Are there ever mating rituals that are too risque for you or for Sundance?

No, no, not at all. The films are comical and hopefully informative, but they are simplistic.

Your papier-mâché sets are beautiful. What happens to them after you film each episode?

Generally they come apart. They are made out of paper so they are not really built to last. We had an exhibit at the Royal Ontario Museum and it was very successful. They asked us to bring some of the animals, so we built them more solidly and then we drove a truck full of the papier-mâché figures to Toronto. Actually, we had a collection of 22 different penises too, each six feet tall. We made all of the penises the same height but they were from different animals, from elephants to spiders -- well, spiders don't have a penis -- so elephants to dragonflies. But you know, they were all very big and different shapes and the museum kept them for eternity. But the rest are deconstructed and reintegrated. But sometimes they get so damaged from the filming that they are not worth keeping really.

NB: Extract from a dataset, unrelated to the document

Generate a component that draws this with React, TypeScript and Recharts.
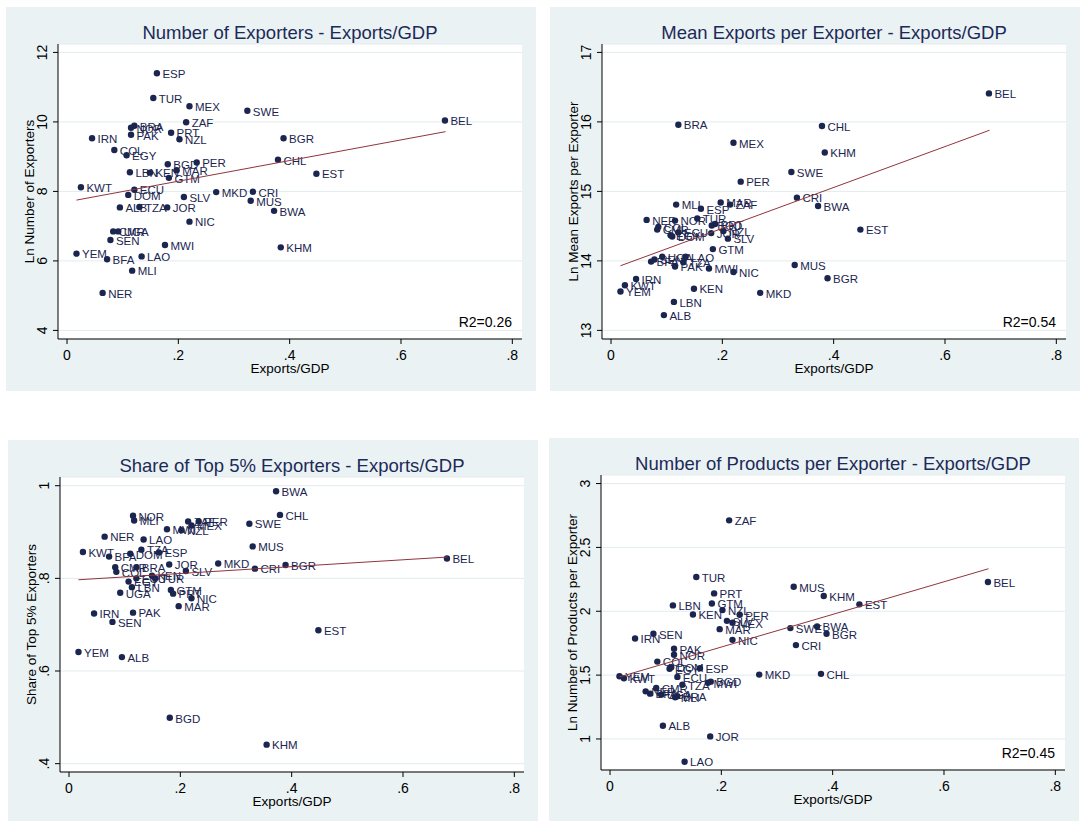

It must be satisfying to create a project like Seduce Me that manages to be both educational and humorous for viewers. When you look back on your career, is there one project of yours that sticks out as being the most satisfying?

In terms of films that I have done as an actress, you mean?

Any film or television project.

I tend to look back -- you know, I am pretty old -- to look back at the favorite films that I have done. Obviously there are some that I like more and some that I like less. In terms of my favorite experience with a film, there was a project with John Schlesinger called The Innocent with Tony Hopkins and Campbell Scott. It wasn't very successful commercially, and yet I remember the experience of making the film as one of my favorites because John Schlesinger was such a fantastic director. I learned so much, and Campbell and I became very good friends. Obviously Blue Velvet was very significant in my life because it was controversial, and it was very pleasant shooting too [laughs]. It was fun.

I read that you couldn't stop laughing when shooting those incredibly intense and intimate scenes with Dennis Hopper.

Not me! But David was laughing a lot. [pause] And I obviously became very close with David Lynch and with Kyle MacLachlan too. We are still very good friends. So there are certain works that you do that are successful but it's also the experience of doing it that can be enriching or rewarding.

A few years ago you wrote and starred in a film for your father's centennial. I read that at the time, you were also planning on doing something for your mother's centennial which is coming up. Are you planning another film?

Well, [the film for my father] was a short film called My Dad is a Hundred Years Old. It was 20 minutes long and it was actually quite surreal. In the film, I played all the parts (including her mother, pictured right) and my father was an enormous talking belly. My mother would be 100 years old in 2015, so I haven't really planned anything. But my family was not so pleased when I made my father's film, so I don't think I want to do something about my mom because I don't want to have another fight in the family. Hopefully there will be a major retrospective for her. The Cinematheque in Paris organized an enormous retrospective for Dad, and my little film was just a part of that. So we'll do the retrospective and have a vast archive to work with, but I don't know if I want to do anything strange or surreal like I did with my dad. Some people liked it, some people didn't. I don't want to have another argument.

Your episodes of 30 Rock were great. Would you consider returning?

Definitely. I would love to go back, but I have to wait for Tina Fey to write it first. I don't know if she wants to do that but it would be great fun to work with Alec Baldwin

and Tina again. I have an enormous admiration for Tina.

Do people ever come up to you on the street and ask you about the Arby's big beef and cheddar line?

[Laughs] No, that doesn't happen. Not yet at least.